## [To do]
Reproduce the lines exactly, beginning with the line that has "Rebuild this chart" and ending with the line that has "yticks = [0, 10, 20, 30, 40, 50, 60, 70]". Images are left out.

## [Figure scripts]
———
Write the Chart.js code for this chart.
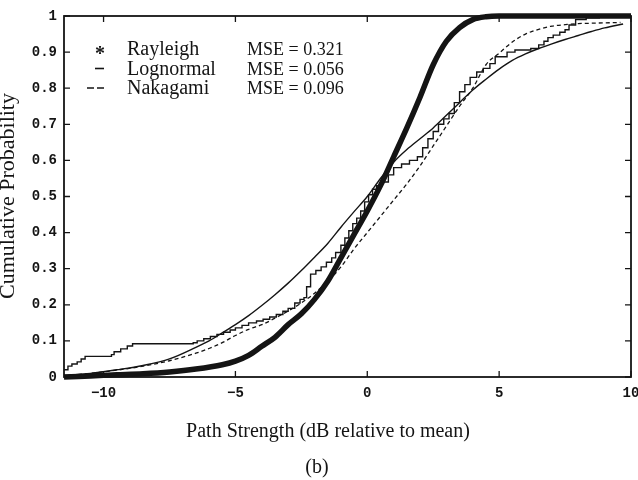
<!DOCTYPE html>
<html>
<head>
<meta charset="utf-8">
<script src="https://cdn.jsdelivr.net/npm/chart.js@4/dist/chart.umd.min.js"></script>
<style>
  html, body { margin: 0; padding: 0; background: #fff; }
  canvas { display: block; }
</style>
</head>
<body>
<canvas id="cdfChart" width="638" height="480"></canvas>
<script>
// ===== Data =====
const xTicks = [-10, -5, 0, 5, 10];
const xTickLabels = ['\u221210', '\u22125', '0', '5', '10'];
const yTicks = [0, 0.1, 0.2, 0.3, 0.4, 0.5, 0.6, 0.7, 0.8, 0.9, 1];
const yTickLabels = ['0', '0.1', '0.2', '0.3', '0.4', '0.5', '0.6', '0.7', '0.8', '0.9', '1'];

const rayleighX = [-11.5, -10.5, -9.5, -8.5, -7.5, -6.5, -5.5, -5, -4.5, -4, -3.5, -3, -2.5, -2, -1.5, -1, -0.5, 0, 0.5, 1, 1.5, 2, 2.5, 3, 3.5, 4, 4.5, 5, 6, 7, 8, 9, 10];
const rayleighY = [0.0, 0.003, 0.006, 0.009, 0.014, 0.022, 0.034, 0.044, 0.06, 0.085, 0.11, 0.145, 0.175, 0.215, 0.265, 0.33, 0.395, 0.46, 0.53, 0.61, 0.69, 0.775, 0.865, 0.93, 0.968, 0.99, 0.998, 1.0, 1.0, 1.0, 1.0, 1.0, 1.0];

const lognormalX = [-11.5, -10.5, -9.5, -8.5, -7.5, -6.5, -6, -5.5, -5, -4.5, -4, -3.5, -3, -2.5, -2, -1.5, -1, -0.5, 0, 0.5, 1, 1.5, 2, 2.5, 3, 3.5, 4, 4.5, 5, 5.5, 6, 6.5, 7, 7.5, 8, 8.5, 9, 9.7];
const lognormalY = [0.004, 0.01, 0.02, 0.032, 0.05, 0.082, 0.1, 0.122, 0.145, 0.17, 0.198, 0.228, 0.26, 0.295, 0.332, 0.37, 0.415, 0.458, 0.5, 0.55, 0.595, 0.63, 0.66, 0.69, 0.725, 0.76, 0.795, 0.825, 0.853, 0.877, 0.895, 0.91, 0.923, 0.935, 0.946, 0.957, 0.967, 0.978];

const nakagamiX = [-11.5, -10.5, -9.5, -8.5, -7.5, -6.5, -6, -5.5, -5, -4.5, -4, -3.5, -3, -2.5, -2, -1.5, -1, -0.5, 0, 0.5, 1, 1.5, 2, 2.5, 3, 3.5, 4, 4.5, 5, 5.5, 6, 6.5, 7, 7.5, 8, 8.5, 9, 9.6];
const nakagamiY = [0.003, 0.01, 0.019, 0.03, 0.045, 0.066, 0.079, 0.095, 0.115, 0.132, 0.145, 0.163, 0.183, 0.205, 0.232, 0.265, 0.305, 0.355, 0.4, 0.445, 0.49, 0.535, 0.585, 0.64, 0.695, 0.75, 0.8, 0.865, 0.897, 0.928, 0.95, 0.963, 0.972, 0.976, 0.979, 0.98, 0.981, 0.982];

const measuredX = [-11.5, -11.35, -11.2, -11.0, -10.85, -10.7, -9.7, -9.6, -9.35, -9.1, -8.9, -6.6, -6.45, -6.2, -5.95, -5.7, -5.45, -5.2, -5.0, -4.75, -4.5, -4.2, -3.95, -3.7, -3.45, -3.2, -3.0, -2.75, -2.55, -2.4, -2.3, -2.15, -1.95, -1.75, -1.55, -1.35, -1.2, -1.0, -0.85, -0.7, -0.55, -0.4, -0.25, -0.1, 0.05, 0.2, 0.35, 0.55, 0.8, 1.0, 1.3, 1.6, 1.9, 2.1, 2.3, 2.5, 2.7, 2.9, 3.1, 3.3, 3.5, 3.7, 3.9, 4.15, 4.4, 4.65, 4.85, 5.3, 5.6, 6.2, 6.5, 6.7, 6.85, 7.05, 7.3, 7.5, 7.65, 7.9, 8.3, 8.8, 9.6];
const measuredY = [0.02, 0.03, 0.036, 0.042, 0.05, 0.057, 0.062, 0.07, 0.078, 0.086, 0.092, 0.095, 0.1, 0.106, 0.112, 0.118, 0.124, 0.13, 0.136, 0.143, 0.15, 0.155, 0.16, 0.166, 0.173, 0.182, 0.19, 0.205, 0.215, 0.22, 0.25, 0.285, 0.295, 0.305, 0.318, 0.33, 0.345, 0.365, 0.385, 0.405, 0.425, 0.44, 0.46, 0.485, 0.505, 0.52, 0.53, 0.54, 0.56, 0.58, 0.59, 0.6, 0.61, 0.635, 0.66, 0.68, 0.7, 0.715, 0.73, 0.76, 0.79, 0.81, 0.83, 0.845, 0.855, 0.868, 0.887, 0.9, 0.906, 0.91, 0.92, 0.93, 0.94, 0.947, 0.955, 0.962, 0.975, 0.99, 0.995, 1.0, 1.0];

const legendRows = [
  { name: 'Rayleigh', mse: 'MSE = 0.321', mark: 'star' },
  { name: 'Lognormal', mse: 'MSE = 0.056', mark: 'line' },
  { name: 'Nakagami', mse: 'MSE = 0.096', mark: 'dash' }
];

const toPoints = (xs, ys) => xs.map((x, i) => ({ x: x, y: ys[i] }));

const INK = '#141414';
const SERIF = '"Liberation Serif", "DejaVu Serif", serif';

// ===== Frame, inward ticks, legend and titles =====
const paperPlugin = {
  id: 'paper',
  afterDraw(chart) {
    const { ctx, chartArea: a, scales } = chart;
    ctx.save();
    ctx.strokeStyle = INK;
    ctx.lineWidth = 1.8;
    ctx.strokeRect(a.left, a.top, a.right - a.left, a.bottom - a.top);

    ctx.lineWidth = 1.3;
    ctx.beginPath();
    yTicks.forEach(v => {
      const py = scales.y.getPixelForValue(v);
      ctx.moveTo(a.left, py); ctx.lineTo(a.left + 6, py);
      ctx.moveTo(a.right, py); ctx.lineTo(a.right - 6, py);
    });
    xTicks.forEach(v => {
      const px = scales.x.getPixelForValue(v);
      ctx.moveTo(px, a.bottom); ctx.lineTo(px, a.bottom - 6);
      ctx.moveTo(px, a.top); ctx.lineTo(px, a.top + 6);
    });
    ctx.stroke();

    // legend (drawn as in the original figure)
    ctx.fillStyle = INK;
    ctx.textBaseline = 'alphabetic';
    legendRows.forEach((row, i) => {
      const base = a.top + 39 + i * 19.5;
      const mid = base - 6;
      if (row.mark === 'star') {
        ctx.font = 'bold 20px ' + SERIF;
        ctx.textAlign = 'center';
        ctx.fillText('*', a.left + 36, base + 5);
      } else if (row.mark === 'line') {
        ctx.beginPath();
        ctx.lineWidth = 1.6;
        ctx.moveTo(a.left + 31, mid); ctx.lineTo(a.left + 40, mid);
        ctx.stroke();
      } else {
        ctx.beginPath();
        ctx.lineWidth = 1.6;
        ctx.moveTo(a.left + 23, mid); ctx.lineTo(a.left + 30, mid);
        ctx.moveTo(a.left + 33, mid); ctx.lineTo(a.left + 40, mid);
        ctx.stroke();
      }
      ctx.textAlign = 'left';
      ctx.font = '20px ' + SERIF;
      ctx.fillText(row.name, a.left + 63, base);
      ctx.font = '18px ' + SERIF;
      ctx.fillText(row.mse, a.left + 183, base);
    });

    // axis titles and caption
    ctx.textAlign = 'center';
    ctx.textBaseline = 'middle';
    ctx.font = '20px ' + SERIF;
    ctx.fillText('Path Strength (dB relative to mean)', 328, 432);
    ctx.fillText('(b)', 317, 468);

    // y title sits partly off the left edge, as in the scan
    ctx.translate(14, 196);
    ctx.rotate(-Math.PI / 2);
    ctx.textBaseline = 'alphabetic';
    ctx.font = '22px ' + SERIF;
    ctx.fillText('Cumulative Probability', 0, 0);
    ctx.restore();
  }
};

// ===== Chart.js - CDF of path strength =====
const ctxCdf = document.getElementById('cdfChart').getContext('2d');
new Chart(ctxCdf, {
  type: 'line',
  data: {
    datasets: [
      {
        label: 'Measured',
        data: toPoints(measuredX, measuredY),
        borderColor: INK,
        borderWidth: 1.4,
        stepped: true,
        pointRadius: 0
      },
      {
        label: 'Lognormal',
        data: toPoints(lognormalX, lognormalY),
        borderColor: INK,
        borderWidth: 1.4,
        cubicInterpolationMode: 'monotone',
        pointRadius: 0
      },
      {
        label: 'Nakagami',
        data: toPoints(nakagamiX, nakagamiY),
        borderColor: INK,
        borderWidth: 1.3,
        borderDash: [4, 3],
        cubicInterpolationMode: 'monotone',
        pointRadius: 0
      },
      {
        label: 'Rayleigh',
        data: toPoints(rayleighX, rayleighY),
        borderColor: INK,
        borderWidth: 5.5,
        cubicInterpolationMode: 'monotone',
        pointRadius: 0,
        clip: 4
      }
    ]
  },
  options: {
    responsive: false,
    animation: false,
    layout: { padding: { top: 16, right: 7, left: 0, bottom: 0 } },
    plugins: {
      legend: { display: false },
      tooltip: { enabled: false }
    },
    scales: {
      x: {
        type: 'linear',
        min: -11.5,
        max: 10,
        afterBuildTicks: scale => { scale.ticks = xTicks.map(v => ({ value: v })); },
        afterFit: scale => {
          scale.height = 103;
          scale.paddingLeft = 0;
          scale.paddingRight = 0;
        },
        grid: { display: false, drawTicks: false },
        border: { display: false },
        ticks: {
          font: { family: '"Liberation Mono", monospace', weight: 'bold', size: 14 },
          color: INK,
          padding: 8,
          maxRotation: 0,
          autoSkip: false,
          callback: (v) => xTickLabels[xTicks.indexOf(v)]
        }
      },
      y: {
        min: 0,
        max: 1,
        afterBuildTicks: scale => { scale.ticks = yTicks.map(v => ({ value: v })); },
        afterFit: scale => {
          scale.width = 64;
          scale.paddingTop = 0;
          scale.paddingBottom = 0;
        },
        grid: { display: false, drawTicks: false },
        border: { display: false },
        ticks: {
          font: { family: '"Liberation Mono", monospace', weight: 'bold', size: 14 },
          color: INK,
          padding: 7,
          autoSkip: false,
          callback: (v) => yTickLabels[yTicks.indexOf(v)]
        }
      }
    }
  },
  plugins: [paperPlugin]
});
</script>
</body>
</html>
———
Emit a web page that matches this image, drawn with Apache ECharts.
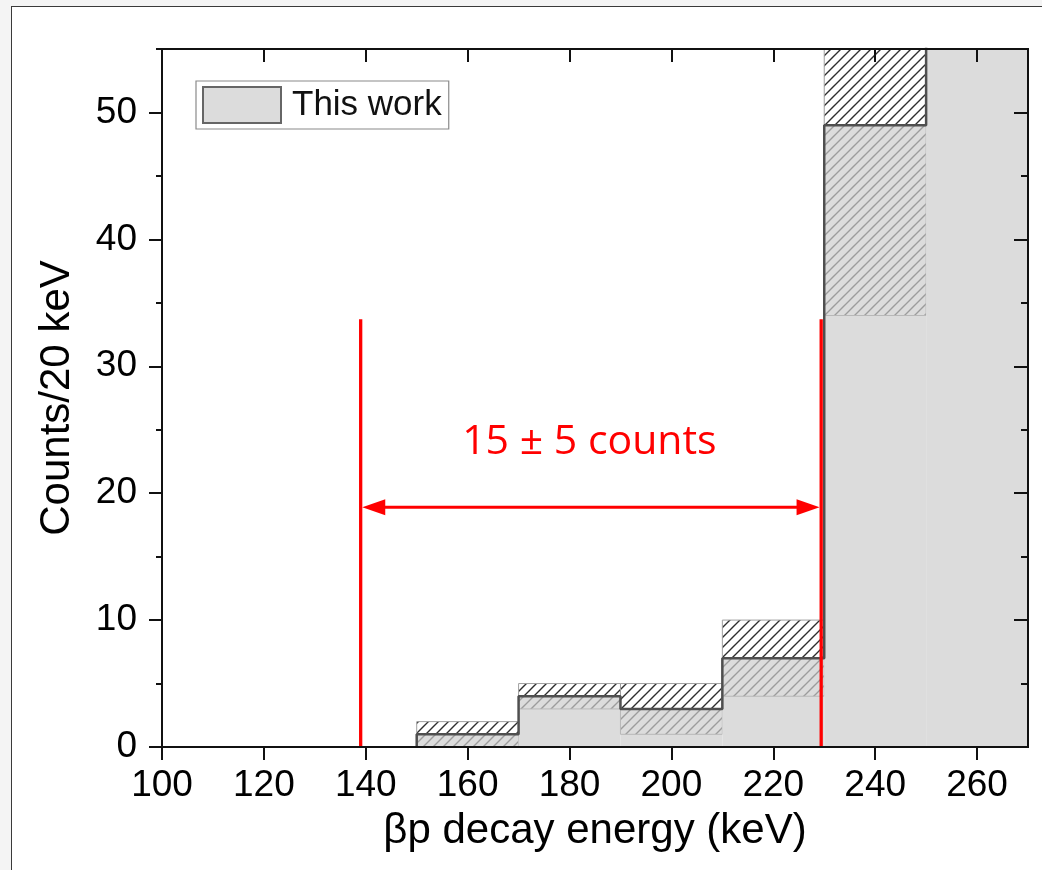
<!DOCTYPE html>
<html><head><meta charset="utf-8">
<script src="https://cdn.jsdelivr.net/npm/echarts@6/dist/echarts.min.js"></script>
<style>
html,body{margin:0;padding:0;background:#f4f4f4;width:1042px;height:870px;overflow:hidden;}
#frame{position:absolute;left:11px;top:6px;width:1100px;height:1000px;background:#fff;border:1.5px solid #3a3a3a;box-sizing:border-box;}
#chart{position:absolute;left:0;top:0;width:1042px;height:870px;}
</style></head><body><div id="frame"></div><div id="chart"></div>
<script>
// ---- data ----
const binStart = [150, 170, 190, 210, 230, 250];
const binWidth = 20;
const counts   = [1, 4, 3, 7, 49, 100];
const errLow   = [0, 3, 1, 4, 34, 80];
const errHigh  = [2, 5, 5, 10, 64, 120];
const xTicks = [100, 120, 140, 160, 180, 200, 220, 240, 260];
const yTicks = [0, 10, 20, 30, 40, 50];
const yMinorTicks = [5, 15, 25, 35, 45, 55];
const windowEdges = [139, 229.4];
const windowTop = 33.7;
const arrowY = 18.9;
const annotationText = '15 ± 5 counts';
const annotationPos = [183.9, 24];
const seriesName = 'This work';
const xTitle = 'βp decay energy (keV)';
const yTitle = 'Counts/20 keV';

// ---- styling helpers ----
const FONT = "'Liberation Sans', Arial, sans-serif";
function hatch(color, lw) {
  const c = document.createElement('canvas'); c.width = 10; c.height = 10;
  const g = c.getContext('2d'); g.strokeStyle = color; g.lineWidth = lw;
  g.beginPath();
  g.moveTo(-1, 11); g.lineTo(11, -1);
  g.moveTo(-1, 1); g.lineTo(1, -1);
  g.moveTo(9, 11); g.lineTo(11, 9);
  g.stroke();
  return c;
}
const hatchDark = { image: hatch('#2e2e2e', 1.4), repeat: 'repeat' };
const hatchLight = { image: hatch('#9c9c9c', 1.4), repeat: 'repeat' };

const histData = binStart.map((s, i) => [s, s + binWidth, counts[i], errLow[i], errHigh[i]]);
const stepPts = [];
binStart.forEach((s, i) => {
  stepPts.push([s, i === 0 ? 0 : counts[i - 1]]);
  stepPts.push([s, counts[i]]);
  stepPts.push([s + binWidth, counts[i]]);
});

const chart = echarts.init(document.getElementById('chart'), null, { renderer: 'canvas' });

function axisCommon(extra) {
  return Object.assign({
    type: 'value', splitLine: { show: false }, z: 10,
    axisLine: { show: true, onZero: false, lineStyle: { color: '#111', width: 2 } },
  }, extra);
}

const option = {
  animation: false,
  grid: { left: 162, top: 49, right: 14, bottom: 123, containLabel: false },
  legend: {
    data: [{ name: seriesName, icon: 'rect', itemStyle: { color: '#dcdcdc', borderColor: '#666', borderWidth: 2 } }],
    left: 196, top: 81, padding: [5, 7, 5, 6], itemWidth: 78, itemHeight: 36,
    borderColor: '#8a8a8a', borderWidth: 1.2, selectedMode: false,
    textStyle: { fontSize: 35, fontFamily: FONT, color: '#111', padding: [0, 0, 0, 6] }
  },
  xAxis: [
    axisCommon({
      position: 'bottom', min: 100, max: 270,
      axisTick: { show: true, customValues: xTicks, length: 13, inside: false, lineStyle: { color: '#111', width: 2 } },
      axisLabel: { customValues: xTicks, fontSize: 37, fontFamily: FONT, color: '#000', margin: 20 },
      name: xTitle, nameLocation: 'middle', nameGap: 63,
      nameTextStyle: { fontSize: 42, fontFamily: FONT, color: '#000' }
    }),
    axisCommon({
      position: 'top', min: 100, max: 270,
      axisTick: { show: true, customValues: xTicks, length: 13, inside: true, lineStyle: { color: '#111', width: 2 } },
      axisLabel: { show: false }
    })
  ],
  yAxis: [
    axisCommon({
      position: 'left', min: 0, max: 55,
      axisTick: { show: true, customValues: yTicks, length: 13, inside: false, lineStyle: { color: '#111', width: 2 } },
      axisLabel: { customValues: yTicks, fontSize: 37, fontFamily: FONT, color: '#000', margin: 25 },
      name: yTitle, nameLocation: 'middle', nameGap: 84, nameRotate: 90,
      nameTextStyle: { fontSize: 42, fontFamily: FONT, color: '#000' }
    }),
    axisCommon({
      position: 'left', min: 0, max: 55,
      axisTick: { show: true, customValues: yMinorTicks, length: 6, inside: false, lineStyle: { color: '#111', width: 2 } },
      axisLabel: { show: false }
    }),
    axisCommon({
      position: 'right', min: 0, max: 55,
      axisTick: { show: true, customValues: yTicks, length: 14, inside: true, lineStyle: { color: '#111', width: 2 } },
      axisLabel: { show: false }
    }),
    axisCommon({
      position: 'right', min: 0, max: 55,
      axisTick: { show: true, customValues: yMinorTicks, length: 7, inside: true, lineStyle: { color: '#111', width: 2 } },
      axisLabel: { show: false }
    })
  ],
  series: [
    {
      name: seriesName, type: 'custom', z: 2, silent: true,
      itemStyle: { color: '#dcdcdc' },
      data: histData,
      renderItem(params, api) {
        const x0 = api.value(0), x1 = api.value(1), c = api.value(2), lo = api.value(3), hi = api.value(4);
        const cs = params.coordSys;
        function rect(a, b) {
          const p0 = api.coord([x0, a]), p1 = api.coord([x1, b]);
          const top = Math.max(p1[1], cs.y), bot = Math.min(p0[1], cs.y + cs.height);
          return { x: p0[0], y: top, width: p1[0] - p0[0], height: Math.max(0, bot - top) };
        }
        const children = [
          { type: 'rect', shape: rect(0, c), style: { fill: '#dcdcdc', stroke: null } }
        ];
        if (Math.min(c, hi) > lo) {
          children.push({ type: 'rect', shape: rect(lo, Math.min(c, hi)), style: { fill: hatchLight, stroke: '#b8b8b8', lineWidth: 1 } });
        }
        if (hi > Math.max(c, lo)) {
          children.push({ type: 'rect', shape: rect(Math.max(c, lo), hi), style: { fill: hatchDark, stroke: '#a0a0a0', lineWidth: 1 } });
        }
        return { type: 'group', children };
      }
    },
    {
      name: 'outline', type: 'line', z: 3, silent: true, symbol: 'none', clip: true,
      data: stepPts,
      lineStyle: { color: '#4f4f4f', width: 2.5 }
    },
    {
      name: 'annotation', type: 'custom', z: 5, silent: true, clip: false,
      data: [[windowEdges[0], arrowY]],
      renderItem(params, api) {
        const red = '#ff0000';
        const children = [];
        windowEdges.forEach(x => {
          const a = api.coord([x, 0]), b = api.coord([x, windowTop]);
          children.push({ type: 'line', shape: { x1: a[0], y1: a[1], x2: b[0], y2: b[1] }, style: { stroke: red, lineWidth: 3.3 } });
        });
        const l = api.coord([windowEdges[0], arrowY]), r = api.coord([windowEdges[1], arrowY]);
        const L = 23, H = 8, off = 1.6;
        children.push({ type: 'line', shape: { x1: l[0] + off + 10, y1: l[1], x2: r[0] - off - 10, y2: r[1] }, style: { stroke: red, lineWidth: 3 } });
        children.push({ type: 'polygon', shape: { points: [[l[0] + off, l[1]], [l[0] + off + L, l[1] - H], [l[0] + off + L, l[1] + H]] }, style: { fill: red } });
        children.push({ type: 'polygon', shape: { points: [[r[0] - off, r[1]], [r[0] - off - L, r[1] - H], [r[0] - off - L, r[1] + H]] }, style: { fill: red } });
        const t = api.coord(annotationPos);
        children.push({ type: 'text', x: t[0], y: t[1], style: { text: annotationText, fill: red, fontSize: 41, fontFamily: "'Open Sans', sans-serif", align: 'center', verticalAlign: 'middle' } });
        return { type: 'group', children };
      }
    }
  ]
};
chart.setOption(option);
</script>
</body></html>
———
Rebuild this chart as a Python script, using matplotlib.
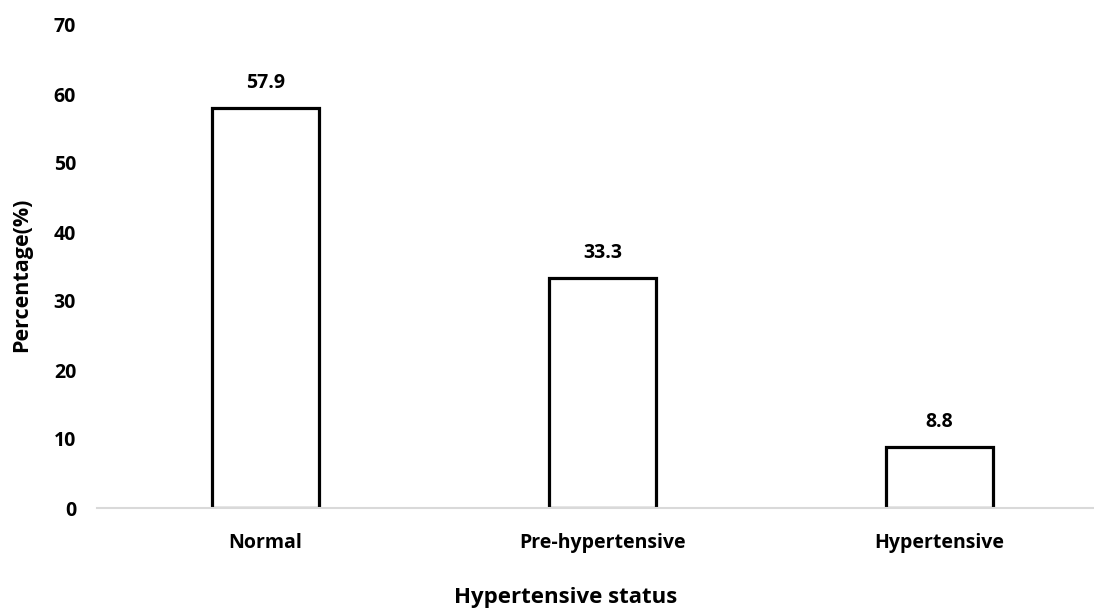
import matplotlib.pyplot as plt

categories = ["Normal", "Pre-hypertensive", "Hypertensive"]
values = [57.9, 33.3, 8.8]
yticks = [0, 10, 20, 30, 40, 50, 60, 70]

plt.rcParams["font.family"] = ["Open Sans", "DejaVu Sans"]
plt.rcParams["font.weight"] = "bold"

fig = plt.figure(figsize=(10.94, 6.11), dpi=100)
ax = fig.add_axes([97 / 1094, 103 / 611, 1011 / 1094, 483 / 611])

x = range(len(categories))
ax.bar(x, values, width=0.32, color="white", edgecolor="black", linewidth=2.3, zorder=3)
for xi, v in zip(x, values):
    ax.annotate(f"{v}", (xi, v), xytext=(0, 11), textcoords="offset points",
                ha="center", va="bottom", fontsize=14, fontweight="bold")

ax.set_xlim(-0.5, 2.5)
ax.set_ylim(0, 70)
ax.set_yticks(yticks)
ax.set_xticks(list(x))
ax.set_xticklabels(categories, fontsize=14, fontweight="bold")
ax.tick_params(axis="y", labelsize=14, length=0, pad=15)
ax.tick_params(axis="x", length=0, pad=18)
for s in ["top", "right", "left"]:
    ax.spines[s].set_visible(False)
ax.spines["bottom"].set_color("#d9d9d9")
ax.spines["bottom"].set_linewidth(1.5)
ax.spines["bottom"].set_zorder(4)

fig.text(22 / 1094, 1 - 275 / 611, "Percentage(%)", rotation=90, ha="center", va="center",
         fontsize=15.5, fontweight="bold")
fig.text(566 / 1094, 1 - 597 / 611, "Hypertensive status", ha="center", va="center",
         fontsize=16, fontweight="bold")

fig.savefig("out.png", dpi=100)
———
## [Result below]
Rebuild this chart as a Python script, using matplotlib.
import matplotlib.pyplot as plt

categories = ["Normal", "Pre-hypertensive", "Hypertensive"]
values = [57.9, 33.3, 8.8]
yticks = [0, 10, 20, 30, 40, 50, 60, 70]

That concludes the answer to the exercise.